Московская девушка в Благородном собрании, в маскараде или на балу считает, что она у себя дома; ей знакомо все общество, она развязна и непринужденна, а о своем туалете заботится столько, сколько требует женское кокетство. Но прибывшее дитя Юга смотрит на вечер в Благородном собрании в Москве как на что-то чудное, высокое; об этом вечере она мечтала несколько лет, и вы не поверите, что, спускаясь по ступенькам в залу, она дрожит, колени ее подгибаются. Ей кажется, что все глаза устремлены на нее одну, что всякий угадывает ее мысли, подстерегает каждое движение. Если она мила собой, то еще получает некоторую бодрость, свойственную всем хорошеньким; но если просто незаметная блондинка, с неопределенным цветом глаз и лица, если она чувствует преимущества других нац собою, то очарование ее бывает скоро разрушено.
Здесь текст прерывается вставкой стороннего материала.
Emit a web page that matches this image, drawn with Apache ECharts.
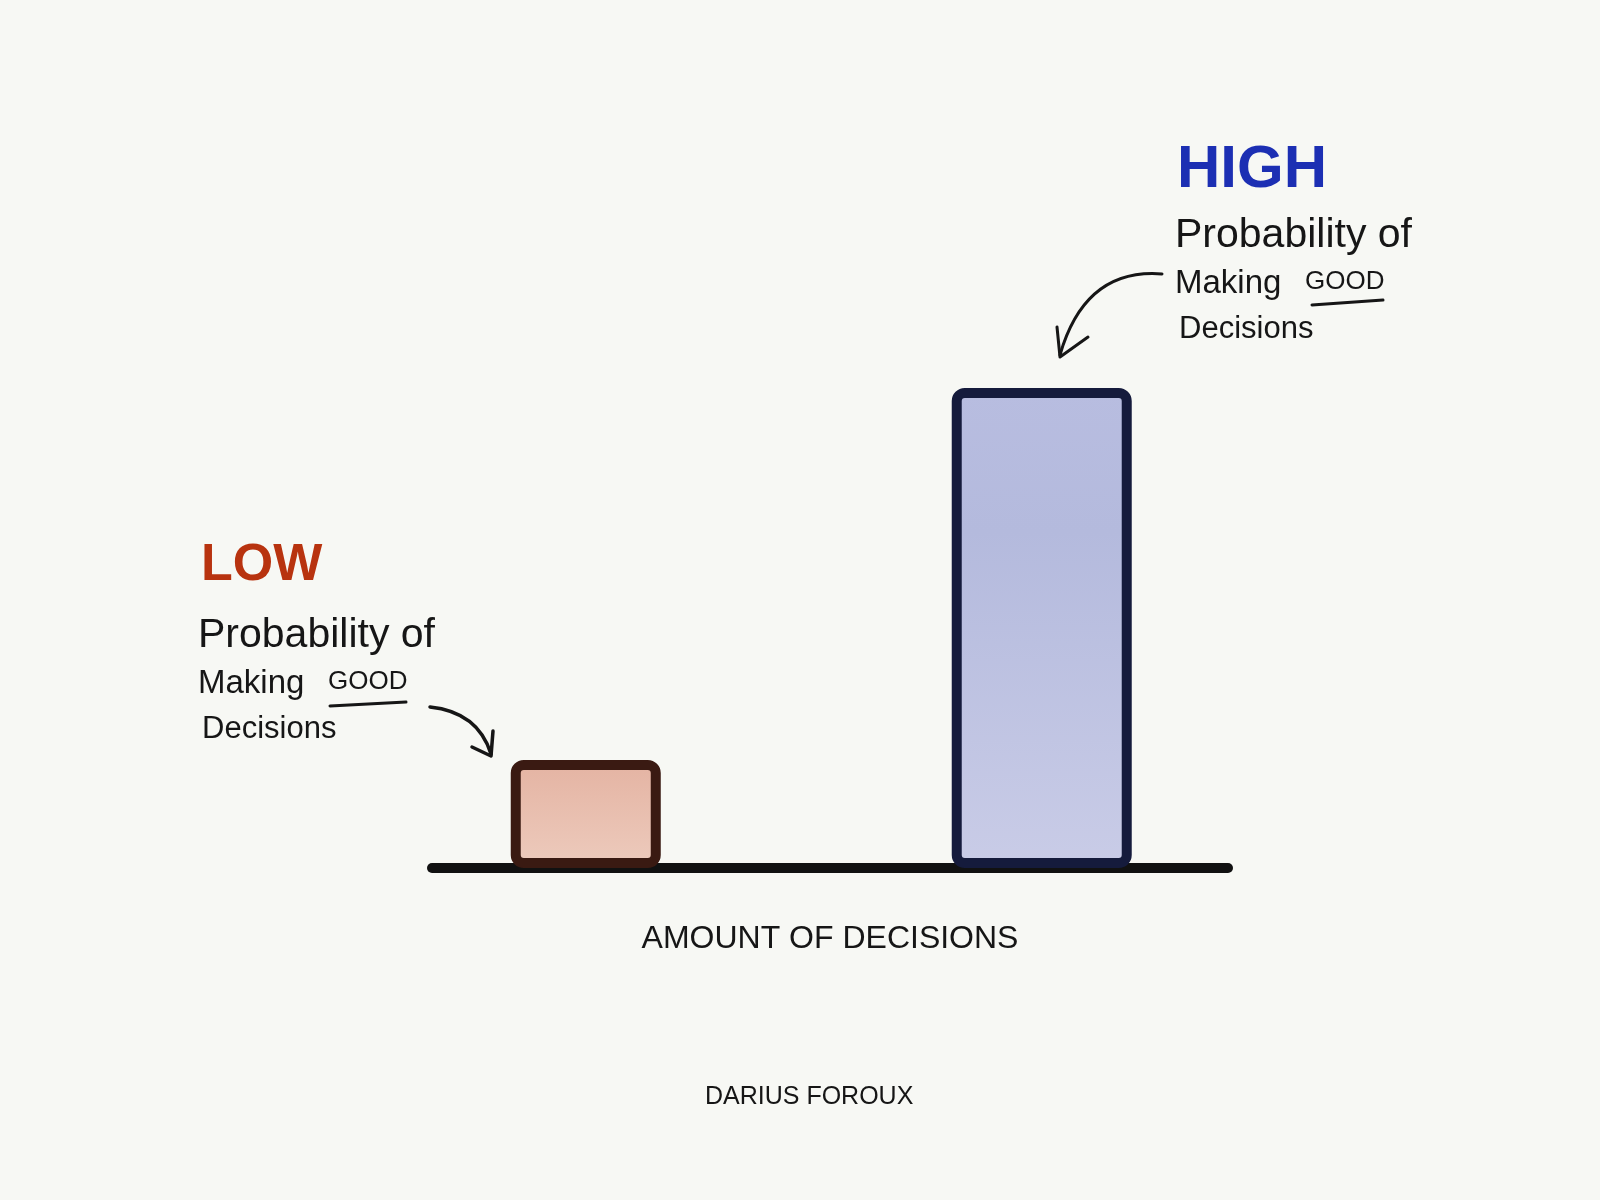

Она видит ясно, как ловкий гвардеец спешит поймать улыбку московской красавицы, которая ему приветливо махнула веером, и как он пробираясь в тесноте, мимо приезжей из провинции, неосторожно мнет ее цветы и гирлянды, купленные иногда с такими упреками расчетливой маменькой.
Но вот гремит на хорах живой вальс: московская львица, легкая как пух, перелетает от одного юноши к другому; то вихрем несется она с ловким гвардейским кирасиром, в огромных ботфортах, то небрежно облокачивается на плечо моло – денького камер-юнкера, у которого весь мундир облит золотом, между тем как к уездной барышне, охорашиваясь, пробирается пехотный офицер или какой-нибудь чиновник в пестром жилете, протягивает руку в широкой и вычищенной хлебом перчатке. Она идет с ним вальсировать, но этот чиновник танцует плохо, не описывая в своем флегматическом вальсе обставленного злыми наблюдателями круга, неловко проводит он по нему только хорду и, не добравшись до места, кончает свой тур, сбитый почти с ног локтем бойкого кавалериста, который в это время пронесся мимо него стрелой.
Уездная девушка постигает преимущество девиц, имеющих большое знакомство от постоянной жизни в городе, от обедов и балов их родителей, видит, как оно убито одними мнимыми преимуществами и возвращается домой, мало довольная собою.
Но как бы то ни было, она видела Благородное собрание, слышала плохую оперу; возвратясь в свой родной уголок, она там будет львицею; там в свою очередь она блеснет перед дочерью исправника и городничего. Эти-то мечты немного убаюкивают ее обиженное самолюбие, придают душе твердость переносить тяжкую участь непримеченной в огромном столичном обществе.
При наступлении Великого поста помещики, окончив маленькие дела свои, побывавшие везде, где только требовали и нужды и любопытство, осмотревши Грановитую палату и большой Ивановский колокол, кондитерскую лавку Люке и магазины Майкова и Доброхотова, посетивши клубы, ученых блох, многие панорамы, диорамы, косморамы; насмотревшись на опыты черной магии, кормленая змия и на разные метаморфозы, которыми Москва постоянно изобилует, они уезжают восвояси, кряхтя от издержек, зевая от пустоты, оставшейся на сердце. Но не всегда эта пустота остается в сердцах их молоденьких дочек, и кто знает, быть может, как часто уездная красавица вертится в постели и тихонько плачет по ночам о том, что она навеки разлучена с хорошеньким студентом или с каким- нибудь армейским поручиком, который танцевал с нею зимой и, рассказывая о трудностях своей службы, межцу прочим, делал глазки и иногда строил удивительные «куры».